To put Red Bull’s task of delaying Mercedes’ coronation into context, the last time the Milton Keynes squad outscored Mercedes by more than 33 points was at the 2016 Spanish Grand Prix when Hamilton and then teammate Nico Rosberg crashed out together on the first lap. 

Even if Red Bull were to claim a one-two finish and take the fastest lap bonus point for a maximum haul of 44 points in Italy, Mercedes would only need to finish fourth with one of its cars to settle the championship with four races to spare. 

Such an achievement would tie Mercedes with Lotus in fourth place on the all-time list of most constructors’ championship triumphs with seven wins. Ferrari remains the most successful team ever with 16 titles, seven more than Williams and eight clear of McLaren in third.

Mercedes has dominated the 2020 season so far by winning 10 of the opening 12 events and having claimed every single pole position on offer. It is yet to score fewer than 17 points at a Grand Prix this year. 

“You could say it is a 99% chance you’re winning it this weekend, but the truth is I only get to enjoy the moment if it’s done,” said Mercedes team boss Toto Wolff when asked about the prospect prior to the weekend. 

“I’m very proud of the team, being there at the top seven consecutive times.

“I remember when we debated in 2014 internally, what we could set as a target. Winning a championship would be fantastic.

“Aldo Costa said we’re not ambitious enough. We should write down that our aim is to win multiple championships.

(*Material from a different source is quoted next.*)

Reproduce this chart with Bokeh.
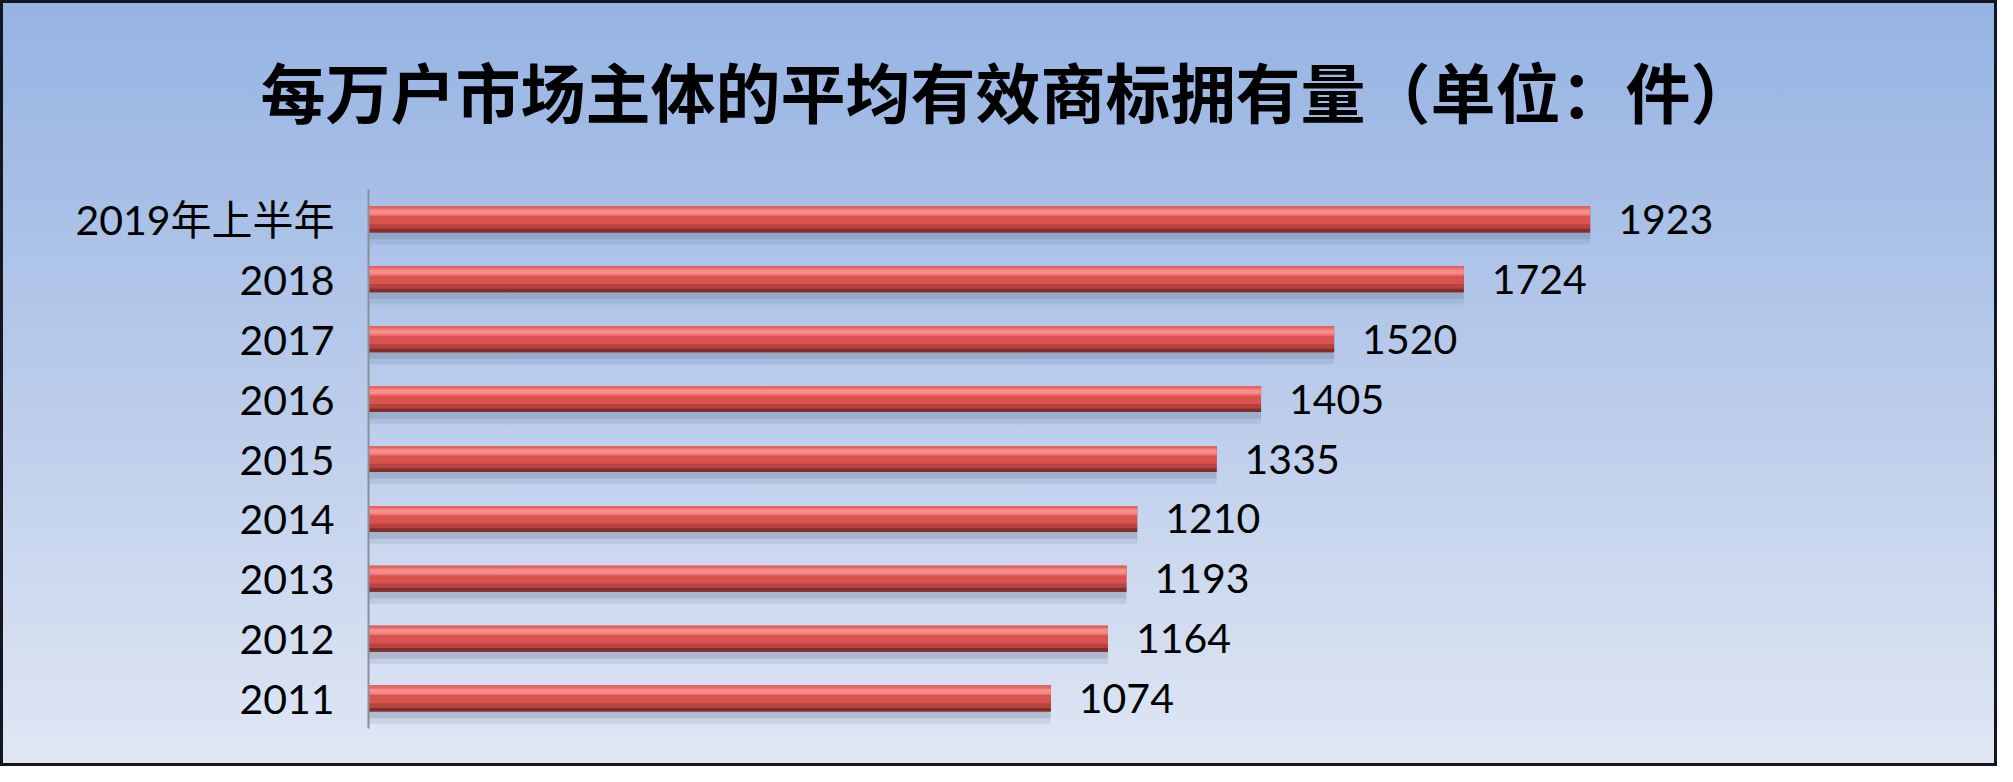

“If somebody would have told us that it would be seven, I would have clearly thought he needs some support.

“Here we go, we have achieved it. It doesn’t feel the overwhelming way that it probably will in the future.”

Mercedes is also on course to create further F1 history by becoming the first team ever to win seven teams’ and drivers’ titles on the bounce. 

Hamilton heads into Sunday’s race holding a 77-point margin over Bottas, while he is 94 points clear of third-placed driver Verstappen.